Hunt, por outro lado, tem uma postura mais pé no chão. Ele também promete sair do bloco com ou sem acordo, mas admite que a data pode ser estendida, possivelmente até o Natal, se isso for necessário para conseguir o aval dos parlamentares. Por ter uma postura mais moderada, ele defende ser o candidato mais preparado para alinhar os diferentes interesses presentes no Parlamento e aprovar logo um acordo.
“A única forma de o novo primeiro-ministro resolver o impasse é convencendo a União Europeia a fazer concessões. Só um acordo assim terá chance de passar”, diz Tim Bale, professor de ciências políticas na Universidade de Londres Queen Mary. Para os críticos, no entanto, essa é a mesma estratégia adotada pela atual primeira-ministra, Theresa May, e fadada ao fracasso.
“Hunt é visto como um burocrata ortodoxo, e não um político. As pessoas tendem a vê-lo como mais competente, enquanto Boris é um risco”, diz Iain Begg, cientista político e professor na London School of Economics. Mas é justamente o radicalismo de Johnson que fez com que ele se consolidasse entre os conservadores. Aos olhos dos colegas de partido, Johnson fez colar em si a imagem de que ele seria a melhor alternativa contra a ascensão do Partido do Brexit.

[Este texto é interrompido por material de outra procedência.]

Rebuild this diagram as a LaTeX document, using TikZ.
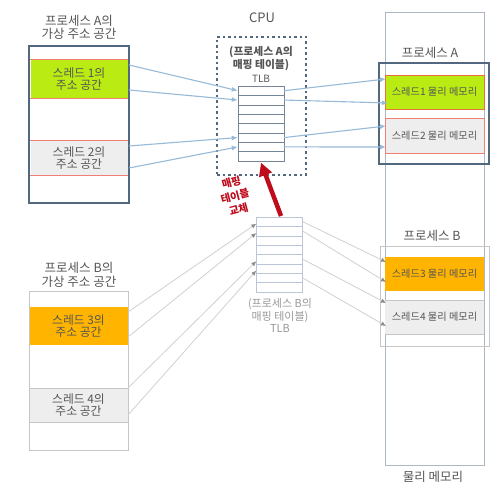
\documentclass[tikz,border=0pt]{standalone}
\usepackage{fontspec}
\setmainfont{Noto Sans CJK KR}
\usetikzlibrary{arrows.meta}

\definecolor{boxA}{RGB}{82,104,126}
\definecolor{limeA}{RGB}{186,236,20}
\definecolor{orngB}{RGB}{255,181,0}
\definecolor{bandgray}{RGB}{238,238,238}
\definecolor{bandred}{RGB}{240,128,118}
\definecolor{bandorange}{RGB}{232,112,60}
\definecolor{cLinkA}{RGB}{150,186,216}
\definecolor{cLinkB}{RGB}{208,208,208}
\definecolor{tipB}{RGB}{140,140,140}
\definecolor{txtgray}{RGB}{85,85,85}
\definecolor{swapred}{RGB}{190,12,28}
\definecolor{memline}{RGB}{172,184,198}

\begin{document}
\begin{tikzpicture}[x=1pt,y=-1pt,
    lbl/.style={font=\fontsize{12.5}{13.5}\selectfont, text=txtgray, align=center},
    band/.style={minimum width=97pt, inner sep=0pt, align=center, text=txtgray,
        font=\fontsize{11.8}{12.5}\selectfont},
    physband/.style={minimum width=99pt, inner sep=0pt, text=txtgray,
        font=\fontsize{10.2}{11}\selectfont},
    tlbrow/.style={draw, minimum width=46pt, minimum height=9.375pt, inner sep=0pt, fill=white},
    mapA/.style={draw=cLinkA, line width=1.1pt, -{Latex[length=6pt,width=5pt]}},
    mapB/.style={draw=cLinkB, line width=0.8pt, -{Latex[length=5pt,width=4.5pt,color=tipB]}}
]
    \useasboundingbox (0,0) rectangle (502,494);

    % Process A virtual address space
    \node[lbl] (titleA) at (79,27.5) {프로세스 A의\\가상 주소 공간};
    \node[band, fill=limeA, minimum height=38pt] (thrA1) at (79,79) {스레드 1의\\주소 공간};
    \node[band, fill=bandgray, minimum height=34pt] (thrA2) at (79,158) {스레드 2의\\주소 공간};
    \foreach \t in {thrA1,thrA2}
        \draw[bandred, line width=1pt] (\t.north west) -- (\t.north east)
            (\t.south west) -- (\t.south east);
    \node[draw=boxA, line width=2.5pt, minimum width=100pt, minimum height=157pt] (procA) at (79,124.5) {};

    % Process B virtual address space
    \node[lbl] (titleB) at (79,275) {프로세스 B의\\가상 주소 공간};
    \node[band, fill=orngB, minimum width=99pt, minimum height=38pt] (thrB3) at (78.5,326) {스레드 3의\\주소 공간};
    \node[band, fill=bandgray, minimum width=99pt, minimum height=34pt] (thrB4) at (78.5,405) {스레드 4의\\주소 공간};
    \draw[gray!45] (thrB4.north west) -- (thrB4.north east) (thrB4.south west) -- (thrB4.south east);
    \node[draw=gray!45, line width=0.8pt, minimum width=99pt, minimum height=159pt] (procB) at (78.5,370.5) {};

    % CPU with the TLB of process A
    \node[font=\fontsize{13}{14}\selectfont, text=txtgray] (cpu) at (262,18) {CPU};
    \node[draw=boxA, line width=2.5pt, dash pattern=on 2.5pt off 3pt, minimum width=89pt,
        minimum height=138pt] (cpubox) at (261.5,106) {};
    \node[font=\bfseries\fontsize{10.8}{11}\selectfont, text=txtgray, align=center] (tlbAname) at (261,58.5)
        {(프로세스 A의\\매핑 테이블)};
    \node[font=\fontsize{10}{11}\selectfont, text=txtgray] (tlbAtag) at (261,79) {TLB};
    \foreach \i in {1,...,8}
        \node[tlbrow, draw=boxA!80] (tlbA\i) at (261,81.3+9.375*\i) {};

    % TLB of process B (waiting)
    \foreach \i in {1,...,8}
        \node[tlbrow, draw={rgb,255:red,186;green,198;blue,214}] (tlbB\i) at (279.5,212.3+9.375*\i) {};
    \node[font=\fontsize{11}{12.5}\selectfont, text=gray!80, align=center] (tlbBname) at (280,315.5)
        {(프로세스 B의\\매핑 테이블)\\TLB};

    % Mapping table swap
    \coordinate (swapTail) at (281,216);
    \draw[swapred, line width=4.5pt, -{Triangle[length=13pt,width=13pt]}] (swapTail) -- ([yshift=-1.5pt]tlbA8.south);
    \node[font=\bfseries\fontsize{10.5}{14}\selectfont, text=swapred, align=center, rotate=15] (swaplbl)
        at (235,196) {매핑\\테이블\\교체};

    % Physical memory
    \node[draw=memline, minimum width=99pt, minimum height=453pt] (phys) at (434.5,238.5) {};
    \node[lbl] (physlbl) at (433,477) {물리 메모리};

    \node[lbl] (pAlbl) at (430,53) {프로세스 A};
    \node[physband, fill=limeA, draw=bandorange, minimum height=34pt] (pT1) at (434.5,92) {스레드1 물리 메모리};
    \node[physband, fill=bandgray, draw=bandred, minimum height=35pt] (pT2) at (434.5,135.5) {스레드2 물리 메모리};
    \node[draw=boxA, line width=2.5pt, minimum width=110pt, minimum height=101pt] (pA) at (434,113.5) {};

    \node[lbl] (pBlbl) at (432,236) {프로세스 B};
    \node[physband, fill=orngB, minimum height=34pt] (pT3) at (434.5,274) {스레드3 물리 메모리};
    \node[physband, fill=bandgray, minimum height=34pt] (pT4) at (434.5,317) {스레드4 물리 메모리};
    \draw[gray!45] (pT4.north west) -- (pT4.north east) (pT4.south west) -- (pT4.south east);
    \node[draw=gray!45, line width=0.8pt, minimum width=109pt, minimum height=100pt] (pB) at (434.5,296) {};

    % Process A: virtual -> TLB -> physical
    \coordinate (vA1) at (129,65);
    \coordinate (vA2) at (129,90);
    \coordinate (vA3) at (129,146);
    \coordinate (vA4) at (129,168);
    \draw[mapA] (vA1) -- (tlbA1.west);
    \draw[mapA] (vA2) -- (tlbA2.west);
    \draw[mapA] (vA3) -- (tlbA6.west);
    \draw[mapA] (vA4) -- (tlbA7.west);
    \coordinate (mA1) at (386,79);
    \coordinate (mA2) at (388,103);
    \coordinate (mA3) at (386,126);
    \coordinate (mA4) at (386,147);
    \draw[mapA] (tlbA1.east) -- (mA1);
    \draw[mapA] (tlbA2.east) -- (mA2);
    \draw[mapA] (tlbA6.east) -- (mA3);
    \draw[mapA] (tlbA7.east) -- (mA4);

    % Process B: virtual -> TLB -> physical
    \coordinate (vB1) at (128,312);
    \coordinate (vB2) at (128,337);
    \coordinate (vB3) at (128,388);
    \coordinate (vB4) at (128,415);
    \draw[mapB] (vB1) -- ([yshift=-2pt]tlbB1.west);
    \draw[mapB] (vB2) -- ([yshift=-2pt]tlbB2.west);
    \draw[mapB] (vB3) -- ([yshift=-2pt]tlbB5.west);
    \draw[mapB] (vB4) -- ([yshift=-2pt]tlbB6.west);
    \coordinate (mB1) at (386,262);
    \coordinate (mB2) at (386,282);
    \coordinate (mB3) at (386,303);
    \coordinate (mB4) at (386,326);
    \draw[mapB] (tlbB1.east) -- (mB1);
    \draw[mapB] (tlbB2.east) -- (mB2);
    \draw[mapB] (tlbB5.east) -- (mB3);
    \draw[mapB] (tlbB7.east) -- (mB4);

\end{tikzpicture}
\end{document}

No meio da disputa, as incertezas permanecem: quanto tempo mais esse processo de saída vai levar, e quais serão as regras de comércio e movimentação de pessoas entre o Reino Unido e a União Europeia? Esses são os maiores desafios que o próximo primeiro-ministro enfrentará, seja quem for. “A questão central não é apenas o Brexit, mas também a duração desse processo. Quanto mais tempo o Reino Unido demorar para sair da União Europeia, maior o prejuízo para o crescimento do país”, diz Mohamed El-Erian, economista-chefe da seguradora Allianz.
A incerteza já fez vir à tona estratégias mirabolantes. Uma delas, mencionada por Boris Johnson, é a de que o Reino Unido estaria protegido da cobrança de tarifas de importação em razão do Artigo no 24 do Acordo Geral de Tarifas e Comércio. Criado em 1947, o dispositivo prevê um congelamento de tarifas enquanto dois países negociam um acordo de livre-comércio.
“Isso não é uma solução para o cenário sem acordo, porque esse dispositivo exige a existência de um acordo em primeiro lugar”, diz David Henig, diretor do UK Trade Policy Project, fórum que debate o futuro da economia do Reino Unido pós-Brexit. Quando votou a favor da saída da União Europeia em 2016, parte dos britânicos acreditou na promessa de que a retirada seria fácil e o futuro do Reino Unido cheio de glórias. O que se vê até aqui é um país que ainda não sabe a direção que quer tomar.